Un tribunal remet en cause le principe « une entreprise, une convention collective »
La décision a retenti comme un petit coup de tonnerre dans le ciel des relations sociales en Allemagne. Le 24 juin, la Cour fédérale du travail a remis en question la validité de l’un des piliers des relations entre entreprises et salariés depuis les années 1950 : le principe de la convention collective unique. Il peut se résumer en une formule : « une entreprise, une convention collective ». A contrario, il sera désormais possible de voir plusieurs syndicats signer des conventions collectives différentes au sein d’une même entreprise. À moins que le gouvernement allemand ne trouve une solution législative, comme il envisage déjà de le faire.
L’arrêt de la Cour fédérale du travail a été motivé par référence à la liberté d’association, garantie par la Loi fondamentale. Selon l’article 9, les salariés et les employeurs ont le « droit de fonder des associations pour la sauvegarde et l’amélioration des conditions de travail et des conditions économiques ». Rien ne s’oppose donc à la diversité syndicale au sein d’une entreprise, ni à la concurrence entre des syndicats plus ou moins importants, a estimé la Cour.
Un pilier de la paix sociale en Allemagne
Reste que cet arrêt met fin à une tradition ancrée depuis plus de cinquante ans, qui contribue à faire fonctionner la mécanique bien huilée des relations sociales allemandes. Dans la très grande majorité des entreprises, ces dernières s’organisent autour d’un syndicat de branche, le plus souvent affilié au DGB, la puissante Fédération allemande des syndicats. Fédérateurs, relativement représentatifs, les syndicats sont ainsi dans une position assez solide pour négocier avec les fédérations patronales dans le cadre de procédures très codifiées. Cette organisation évite les corporatismes et la politisation des conflits, assurant ainsi une relative paix sociale.
Cette uniformité syndicale a cependant commencé à se fissurer, ici et là, depuis quelques années. Chez les médecins, les pilotes de ligne, les contrôleurs aériens ou encore les cheminots, des syndicats minoritaires ont tenté de signer avec des entreprises des conventions collectives séparées. Malgré leur taille réduite, ils disposent souvent d’un pouvoir important pour défendre les intérêts de leurs adhérents. Certains ont provoqué des grèves de grande ampleur, par exemple dans les transports ferroviaires durant l’hiver 2007-2008.

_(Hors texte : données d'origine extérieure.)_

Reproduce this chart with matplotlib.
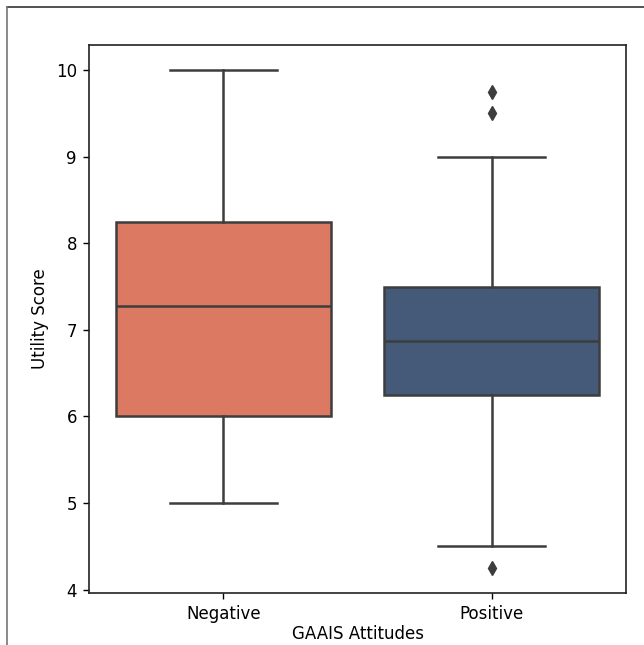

Mais cette évolution inquiète. L’arrêt de la Cour fédérale du travail a ainsi provoqué une levée de boucliers conjointe des syndicats, des fédérations patronales et de plusieurs partis politiques. Ils craignent ouvertement une dégradation du climat social. La Fédération allemande des syndicats et la Confédération des associations patronales (BDA) ont appelé conjointement à sauvegarder le principe de la convention collective unique, qui est à leurs yeux le plus à même de préserver les intérêts des salariés comme des employeurs.
« La décision de la Cour n’est pas bonne pour la paix au sein des entreprises », a commenté, de son côté, Peter Weiß, député au Bundestag et membre de l’aile sociale de l’Union chrétienne-démocrate (CDU). « Cela va conduire à des grèves permanentes. Cela aurait des conséquences terribles pour toute l’économie », redoute Michael Fuchs, président du groupe parlementaire de la CDU au Bundestag. Après tout, la paix sociale qui y règne est considérée comme l’un des atouts majeurs du site économique allemand, rappellent d’autres.
Vers une solution législative ?
Le président du Parti social-démocrate (SPD), Sigmar Gabriel, est prêt à réclamer si nécessaire une révision de la Constitution pour éviter de mettre en péril la paix sociale. « Nous devons d’urgence faire le nécessaire pour disposer, en Allemagne, d’un ordre social fiable. Le principe ‹ Une entreprise, une convention collective › en fait partie depuis plusieurs décennies », a-t-il souligné. À ses yeux, sa disparition crée une insécurité juridique pour les employés comme pour les employeurs.
Face à ces réactions, la ministre allemande du Travail et des Affaires sociales, Ursula von der Leyen, a décidé d’examiner « avec bienveillance » l’éventualité d’un amendement constitutionnel. Le principe de la convention collective unique dans les entreprises est un bien précieux qui contribue à la paix sociale et qu’il convient de préserver, a-t-elle assuré après un entretien avec le président de la BDA, Dieter Hundt.